ECLI:NL:RBDHA:2023:9580
Rechtbank Den Haag
- Eerste aanleg - enkelvoudig
- Rechtspraak.nl
Afwijzing asielaanvraag wegens ongeloofwaardige verklaringen over problemen met zakenpartners en afvalligheid
In deze zaak heeft de Rechtbank Den Haag op 28 juni 2023 uitspraak gedaan in het beroep van eiser, een Iraakse nationaliteit hebbende man, tegen het besluit van de staatssecretaris van Justitie en Veiligheid om zijn aanvraag voor een verblijfsvergunning asiel af te wijzen. Eiser heeft aangevoerd dat hij problemen heeft ondervonden door zijn samenwerking met twee zakenpartners die betrokken waren bij illegale praktijken. Hij vreesde voor zijn leven en heeft Koerdistan verlaten na een aanval op het huis van zijn broer en intimidatie van zijn zus. De rechtbank heeft het asielrelaas van eiser beoordeeld en geconcludeerd dat de verklaringen over de problemen met zijn zakenpartners ongeloofwaardig zijn. Eiser heeft inconsistenties en tegenstrijdigheden in zijn verklaringen vertoond, wat de geloofwaardigheid van zijn verhaal ondermijnt.

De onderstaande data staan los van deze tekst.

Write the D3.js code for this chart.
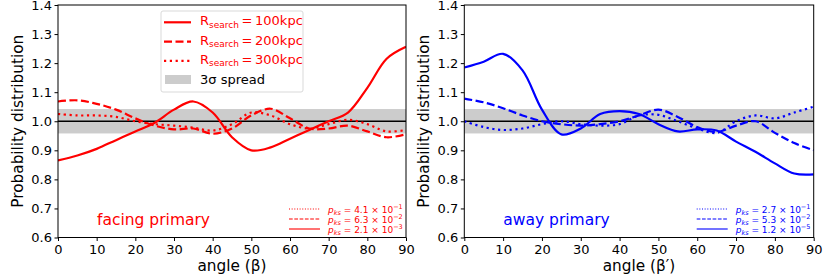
<!DOCTYPE html>
<html><head><meta charset="utf-8">
<script src="https://cdn.jsdelivr.net/npm/d3@7"></script>
<style>body{margin:0;background:#fff}svg{display:block;font-family:"DejaVu Sans",sans-serif}</style>
</head><body><svg id="c" width="830" height="277"></svg>
<script>
const angles = [0,5,10,15,20,25,30,35,40,45,50,55,60,65,70,75,80,85,90];
// facing primary (left)
const facing100 = [0.865,0.882,0.905,0.935,0.965,0.995,1.040,1.068,1.030,0.945,0.900,0.910,0.940,0.970,1.000,1.030,1.115,1.215,1.256];
const facing200 = [1.068,1.072,1.060,1.040,1.010,0.985,0.972,0.975,0.957,0.975,1.020,1.043,1.010,0.975,0.975,0.985,0.965,0.945,0.955];
const facing300 = [1.025,1.020,1.020,1.015,1.000,0.990,0.985,0.978,0.968,0.990,1.030,1.020,0.990,0.975,0.990,1.005,0.990,0.965,0.970];
// away primary (right)
const away100 = [1.185,1.205,1.232,1.175,1.040,0.955,0.975,1.025,1.035,1.025,0.990,0.965,0.972,0.968,0.930,0.895,0.855,0.820,0.817];
const away200 = [1.078,1.065,1.045,1.020,1.000,0.990,0.985,0.990,1.000,1.020,1.040,1.015,0.980,0.963,0.985,1.000,0.960,0.925,0.900];
const away300 = [1.000,0.980,0.970,0.975,0.990,1.000,0.990,0.985,0.990,1.020,1.022,1.000,0.975,0.960,1.000,1.020,1.010,1.030,1.050];
const spreadLow = 0.958, spreadHigh = 1.042;
const xTicks = [0,10,20,30,40,50,60,70,80,90];
const yTicks = [0.6,0.7,0.8,0.9,1.0,1.1,1.2,1.3,1.4];
const legendLabels = ["100kpc","200kpc","300kpc"];
const pksFacing = [["4.1","−1"],["6.3","−2"],["2.1","−3"]];
const pksAway = [["2.7","−1"],["5.3","−2"],["1.2","−5"]];

const svg = d3.select("#c");
const styles = [{w:2.2,d:null},{w:2.2,d:"8,3.5"},{w:2.2,d:"2.2,3.6"}];

function panel(x0,x1,series,color,xlab,label,pks,showLegend){
  const x = d3.scaleLinear().domain([0,90]).range([x0,x1]);
  const y = d3.scaleLinear().domain([0.6,1.4]).range([237.5,5]);
  const g = svg.append("g");
  g.append("rect").attr("x",x(0)).attr("y",y(spreadHigh)).attr("width",x(90)-x(0)).attr("height",y(spreadLow)-y(spreadHigh)).attr("fill","#cccccc");
  g.append("line").attr("x1",x(0)).attr("x2",x(90)).attr("y1",y(1)).attr("y2",y(1)).attr("stroke","#000").attr("stroke-width",1.3);
  const line = d3.line().x((d,i)=>x(angles[i])).y(d=>y(d)).curve(d3.curveCatmullRom.alpha(0.5));
  const cp = "cp"+Math.round(x0);
  svg.append("clipPath").attr("id",cp).append("rect").attr("x",x(0)).attr("y",y(1.4)).attr("width",x(90)-x(0)).attr("height",y(0.6)-y(1.4));
  [2,1,0].forEach(k=>{
    g.append("path").attr("d",line(series[k])).attr("fill","none").attr("stroke",color)
      .attr("stroke-width",styles[k].w).attr("stroke-dasharray",styles[k].d).attr("clip-path","url(#"+cp+")");
  });
  // axes
  const xa = g.append("g").attr("transform",`translate(0,${y(0.6)})`).call(d3.axisBottom(x).tickValues(xTicks).tickSize(3.5).tickPadding(3.5));
  const ya = g.append("g").attr("transform",`translate(${x(0)},0)`).call(d3.axisLeft(y).tickValues(yTicks).tickFormat(d3.format(".1f")).tickSize(3.5).tickPadding(2.5));
  [xa,ya].forEach(a=>{a.select(".domain").remove();a.selectAll("text").attr("font-size",13).attr("font-family","DejaVu Sans").attr("fill","#000");a.selectAll("line").attr("stroke","#000");});
  g.append("rect").attr("x",x(0)).attr("y",y(1.4)).attr("width",x(90)-x(0)).attr("height",y(0.6)-y(1.4)).attr("fill","none").attr("stroke","#000").attr("stroke-width",1);
  g.append("text").attr("x",(x0+x1)/2).attr("y",271).attr("text-anchor","middle").attr("font-size",15.3).text(xlab);
  g.append("text").attr("transform",`translate(${x0-35},${(y(0.6)+y(1.4))/2}) rotate(-90)`).attr("text-anchor","middle").attr("font-size",15.3).text("Probability distribution");
  g.append("text").attr("x",x(0)+39).attr("y",225).attr("font-size",15.5).attr("fill",color).text(label);
  // pks legend
  const order = [2,1,0];
  order.forEach((k,i)=>{
    const yy = 209+i*10;
    g.append("line").attr("x1",x1-117).attr("x2",x1-86).attr("y1",yy).attr("y2",yy).attr("stroke",color).attr("stroke-width",1.1)
     .attr("stroke-dasharray",k==0?null:(k==1?"3.7,1.6":"1,1.65"));
    const t = g.append("text").attr("x",x1-78).attr("y",yy+3.5).attr("font-size",9).attr("fill",color);
    t.append("tspan").attr("font-style","italic").text("p");
    t.append("tspan").attr("font-style","italic").attr("font-size",6.5).attr("dy",2).text("ks");
    t.append("tspan").attr("dy",-2).text(` = ${pks[i][0]} × 10`);
    t.append("tspan").attr("font-size",6.5).attr("dy",-3.5).text(pks[i][1]);
  });
  if(showLegend){
    const lg = g.append("g");
    lg.append("rect").attr("x",161).attr("y",11).attr("width",142).attr("height",81).attr("rx",2).attr("fill","#fff").attr("fill-opacity",0.8).attr("stroke","#d9d9d9");
    [0,1,2].forEach(k=>{
      const yy = 22.3+k*19.3;
      lg.append("line").attr("x1",164).attr("x2",191).attr("y1",yy).attr("y2",yy).attr("stroke",color).attr("stroke-width",styles[k].w).attr("stroke-dasharray",styles[k].d);
      const t = lg.append("text").attr("x",200).attr("y",yy+3).attr("font-size",13).attr("fill",color);
      t.append("tspan").text("R");
      t.append("tspan").attr("font-size",9).attr("dy",2.5).text("search");
      t.append("tspan").attr("dy",-2.5).text("\u2009=\u2009"+legendLabels[k]);
    });
    lg.append("rect").attr("x",165).attr("y",75).attr("width",26).attr("height",9).attr("fill","#cccccc");
    lg.append("text").attr("x",200).attr("y",84).attr("font-size",13).attr("fill","#000").text("3σ spread");
  }
}
panel(58,406,[facing100,facing200,facing300],"#ff0000","angle (β)","facing primary",pksFacing,true);
panel(464.3,813.7,[away100,away200,away300],"#0000ff","angle (β′)","away primary",pksAway,false);
</script></body></html>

De rechtbank heeft ook de verklaringen van een vriend van eiser in overweging genomen, maar deze gaven geen aanleiding om de geloofwaardigheid van eisers asielrelaas te herzien. De rechtbank oordeelde dat de problemen die eiser heeft ondervonden vanwege zijn afvalligheid niet zwaarwegend genoeg zijn om te concluderen dat hij bij terugkeer naar Irak een reëel risico loopt op vervolging. Uiteindelijk heeft de rechtbank het beroep ongegrond verklaard en geen proceskostenveroordeling opgelegd.